Exercise>
Go through each line of the records below and count those with the word "this". Give only the count.

Supplied material>
------------------------------
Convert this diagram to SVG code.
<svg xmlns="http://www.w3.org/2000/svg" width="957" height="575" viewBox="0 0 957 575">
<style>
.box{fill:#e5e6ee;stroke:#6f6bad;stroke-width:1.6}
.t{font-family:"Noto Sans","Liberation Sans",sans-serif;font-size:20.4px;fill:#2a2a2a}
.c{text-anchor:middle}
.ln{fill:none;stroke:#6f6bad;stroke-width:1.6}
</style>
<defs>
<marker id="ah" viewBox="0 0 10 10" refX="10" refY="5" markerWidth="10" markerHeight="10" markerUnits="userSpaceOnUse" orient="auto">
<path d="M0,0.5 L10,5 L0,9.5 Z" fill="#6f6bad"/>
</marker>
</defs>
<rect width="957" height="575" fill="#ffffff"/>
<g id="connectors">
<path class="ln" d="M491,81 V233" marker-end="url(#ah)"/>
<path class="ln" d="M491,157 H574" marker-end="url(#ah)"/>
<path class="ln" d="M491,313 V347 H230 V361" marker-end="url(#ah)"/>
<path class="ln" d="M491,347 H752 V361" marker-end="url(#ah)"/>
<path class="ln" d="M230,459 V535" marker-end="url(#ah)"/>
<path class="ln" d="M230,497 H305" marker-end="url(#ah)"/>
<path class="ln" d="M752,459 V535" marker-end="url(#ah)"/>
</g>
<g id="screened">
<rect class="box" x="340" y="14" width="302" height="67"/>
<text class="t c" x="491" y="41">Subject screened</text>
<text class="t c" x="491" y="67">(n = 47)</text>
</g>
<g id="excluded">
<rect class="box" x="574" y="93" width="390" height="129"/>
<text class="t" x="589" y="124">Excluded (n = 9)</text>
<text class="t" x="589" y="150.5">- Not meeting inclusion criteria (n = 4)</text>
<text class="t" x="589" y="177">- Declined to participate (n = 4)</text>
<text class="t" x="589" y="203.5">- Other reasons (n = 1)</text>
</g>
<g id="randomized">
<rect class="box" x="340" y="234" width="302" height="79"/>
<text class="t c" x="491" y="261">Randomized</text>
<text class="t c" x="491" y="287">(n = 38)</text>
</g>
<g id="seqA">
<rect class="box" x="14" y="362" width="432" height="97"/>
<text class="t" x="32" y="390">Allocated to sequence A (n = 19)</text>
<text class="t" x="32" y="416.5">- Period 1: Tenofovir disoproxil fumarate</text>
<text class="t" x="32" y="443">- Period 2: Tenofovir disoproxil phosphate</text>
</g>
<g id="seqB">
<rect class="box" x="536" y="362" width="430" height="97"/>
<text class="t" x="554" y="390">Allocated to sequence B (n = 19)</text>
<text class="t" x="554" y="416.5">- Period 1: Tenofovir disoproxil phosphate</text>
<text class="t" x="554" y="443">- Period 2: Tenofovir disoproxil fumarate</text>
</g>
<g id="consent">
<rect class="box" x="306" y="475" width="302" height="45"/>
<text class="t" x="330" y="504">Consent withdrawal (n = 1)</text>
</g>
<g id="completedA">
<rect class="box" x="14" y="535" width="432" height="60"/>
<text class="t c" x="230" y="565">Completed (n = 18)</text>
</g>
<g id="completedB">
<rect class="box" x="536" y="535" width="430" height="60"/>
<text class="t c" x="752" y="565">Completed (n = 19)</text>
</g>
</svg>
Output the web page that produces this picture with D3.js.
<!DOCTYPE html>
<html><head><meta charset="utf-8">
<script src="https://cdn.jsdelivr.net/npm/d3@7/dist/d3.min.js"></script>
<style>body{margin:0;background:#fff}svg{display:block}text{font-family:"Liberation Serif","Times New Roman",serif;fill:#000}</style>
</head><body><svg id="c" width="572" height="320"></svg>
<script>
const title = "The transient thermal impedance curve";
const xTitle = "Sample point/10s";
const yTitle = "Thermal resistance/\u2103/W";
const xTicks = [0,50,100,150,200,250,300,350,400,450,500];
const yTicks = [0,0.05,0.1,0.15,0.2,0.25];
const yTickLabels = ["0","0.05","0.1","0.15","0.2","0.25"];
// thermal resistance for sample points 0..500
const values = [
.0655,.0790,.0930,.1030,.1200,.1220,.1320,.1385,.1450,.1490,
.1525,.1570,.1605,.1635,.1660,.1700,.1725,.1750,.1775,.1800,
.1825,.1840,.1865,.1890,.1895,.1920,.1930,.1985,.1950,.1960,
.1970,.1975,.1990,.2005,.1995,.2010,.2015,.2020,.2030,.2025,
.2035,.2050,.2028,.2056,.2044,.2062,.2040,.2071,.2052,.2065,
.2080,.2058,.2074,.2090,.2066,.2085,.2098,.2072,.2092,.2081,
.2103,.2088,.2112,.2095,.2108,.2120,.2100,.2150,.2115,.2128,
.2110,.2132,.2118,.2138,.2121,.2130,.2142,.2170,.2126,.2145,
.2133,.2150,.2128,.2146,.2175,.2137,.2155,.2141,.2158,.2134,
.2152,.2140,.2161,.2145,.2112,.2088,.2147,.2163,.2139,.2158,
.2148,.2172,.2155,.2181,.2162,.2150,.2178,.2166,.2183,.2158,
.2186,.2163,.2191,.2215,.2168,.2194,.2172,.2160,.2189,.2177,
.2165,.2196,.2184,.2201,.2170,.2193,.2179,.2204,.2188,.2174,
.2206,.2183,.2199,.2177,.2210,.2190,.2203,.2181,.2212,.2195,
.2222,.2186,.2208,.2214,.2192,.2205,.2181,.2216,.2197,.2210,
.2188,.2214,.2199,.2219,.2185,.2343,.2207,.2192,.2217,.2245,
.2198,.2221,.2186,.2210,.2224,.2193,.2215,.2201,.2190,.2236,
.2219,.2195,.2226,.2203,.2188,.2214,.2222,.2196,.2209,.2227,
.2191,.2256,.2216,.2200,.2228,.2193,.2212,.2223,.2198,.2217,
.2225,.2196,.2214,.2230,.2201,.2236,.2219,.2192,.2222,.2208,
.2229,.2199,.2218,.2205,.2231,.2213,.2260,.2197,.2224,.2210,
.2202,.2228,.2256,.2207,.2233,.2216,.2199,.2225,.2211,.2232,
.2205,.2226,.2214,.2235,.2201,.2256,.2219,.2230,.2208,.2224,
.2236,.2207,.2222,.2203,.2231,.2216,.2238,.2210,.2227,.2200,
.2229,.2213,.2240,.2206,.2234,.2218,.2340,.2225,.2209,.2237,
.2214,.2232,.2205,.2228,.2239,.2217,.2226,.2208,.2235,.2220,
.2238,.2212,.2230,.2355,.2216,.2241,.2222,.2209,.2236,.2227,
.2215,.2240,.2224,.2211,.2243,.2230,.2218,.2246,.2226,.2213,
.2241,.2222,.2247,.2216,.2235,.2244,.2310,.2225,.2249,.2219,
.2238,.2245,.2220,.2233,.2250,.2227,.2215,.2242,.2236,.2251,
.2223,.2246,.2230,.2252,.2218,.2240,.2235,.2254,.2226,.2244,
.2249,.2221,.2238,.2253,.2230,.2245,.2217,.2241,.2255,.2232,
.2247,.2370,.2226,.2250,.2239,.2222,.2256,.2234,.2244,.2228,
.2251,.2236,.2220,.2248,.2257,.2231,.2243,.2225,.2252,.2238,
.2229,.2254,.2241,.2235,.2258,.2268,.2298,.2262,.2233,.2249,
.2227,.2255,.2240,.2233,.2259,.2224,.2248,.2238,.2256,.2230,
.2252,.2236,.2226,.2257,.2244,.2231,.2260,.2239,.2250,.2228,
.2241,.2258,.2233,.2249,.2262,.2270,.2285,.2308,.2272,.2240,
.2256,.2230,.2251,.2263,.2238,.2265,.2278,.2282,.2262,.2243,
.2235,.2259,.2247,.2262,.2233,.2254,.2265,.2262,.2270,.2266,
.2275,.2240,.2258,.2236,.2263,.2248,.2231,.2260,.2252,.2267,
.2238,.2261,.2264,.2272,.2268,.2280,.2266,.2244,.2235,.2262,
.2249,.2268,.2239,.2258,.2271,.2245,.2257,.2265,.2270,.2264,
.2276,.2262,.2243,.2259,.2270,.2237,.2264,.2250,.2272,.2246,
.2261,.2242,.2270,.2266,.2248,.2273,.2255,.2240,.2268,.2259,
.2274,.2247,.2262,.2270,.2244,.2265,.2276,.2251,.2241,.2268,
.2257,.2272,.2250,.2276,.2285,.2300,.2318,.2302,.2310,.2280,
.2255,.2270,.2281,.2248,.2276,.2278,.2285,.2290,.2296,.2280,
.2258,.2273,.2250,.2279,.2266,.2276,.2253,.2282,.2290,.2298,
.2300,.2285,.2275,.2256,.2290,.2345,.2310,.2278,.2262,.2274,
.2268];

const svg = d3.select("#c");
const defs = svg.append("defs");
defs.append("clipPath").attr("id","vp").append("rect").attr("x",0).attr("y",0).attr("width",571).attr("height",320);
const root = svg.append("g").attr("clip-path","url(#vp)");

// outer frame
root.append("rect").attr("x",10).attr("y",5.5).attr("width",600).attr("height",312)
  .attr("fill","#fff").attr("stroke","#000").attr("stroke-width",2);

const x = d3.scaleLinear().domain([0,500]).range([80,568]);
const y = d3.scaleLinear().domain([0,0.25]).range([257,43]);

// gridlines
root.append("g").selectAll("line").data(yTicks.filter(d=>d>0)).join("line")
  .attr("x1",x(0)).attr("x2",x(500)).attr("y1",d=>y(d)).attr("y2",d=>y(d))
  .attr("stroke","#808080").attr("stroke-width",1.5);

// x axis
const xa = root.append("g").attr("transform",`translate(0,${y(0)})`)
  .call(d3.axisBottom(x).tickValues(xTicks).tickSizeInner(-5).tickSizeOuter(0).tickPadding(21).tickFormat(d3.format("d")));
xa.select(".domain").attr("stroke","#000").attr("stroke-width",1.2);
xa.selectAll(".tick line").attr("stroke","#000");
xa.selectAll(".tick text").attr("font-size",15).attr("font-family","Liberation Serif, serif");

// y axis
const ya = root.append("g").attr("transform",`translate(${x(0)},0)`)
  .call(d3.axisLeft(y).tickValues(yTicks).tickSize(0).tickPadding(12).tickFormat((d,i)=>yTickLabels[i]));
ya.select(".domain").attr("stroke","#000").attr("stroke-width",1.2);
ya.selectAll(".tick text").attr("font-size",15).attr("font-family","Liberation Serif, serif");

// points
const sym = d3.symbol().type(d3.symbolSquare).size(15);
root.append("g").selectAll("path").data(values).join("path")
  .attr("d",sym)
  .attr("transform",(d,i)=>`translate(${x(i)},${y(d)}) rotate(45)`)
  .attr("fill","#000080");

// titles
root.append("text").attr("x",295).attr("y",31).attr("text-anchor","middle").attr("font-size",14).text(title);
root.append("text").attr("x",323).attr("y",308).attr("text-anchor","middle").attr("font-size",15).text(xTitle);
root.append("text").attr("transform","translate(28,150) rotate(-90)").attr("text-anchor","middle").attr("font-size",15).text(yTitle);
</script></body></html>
------------------------------
The reply>
2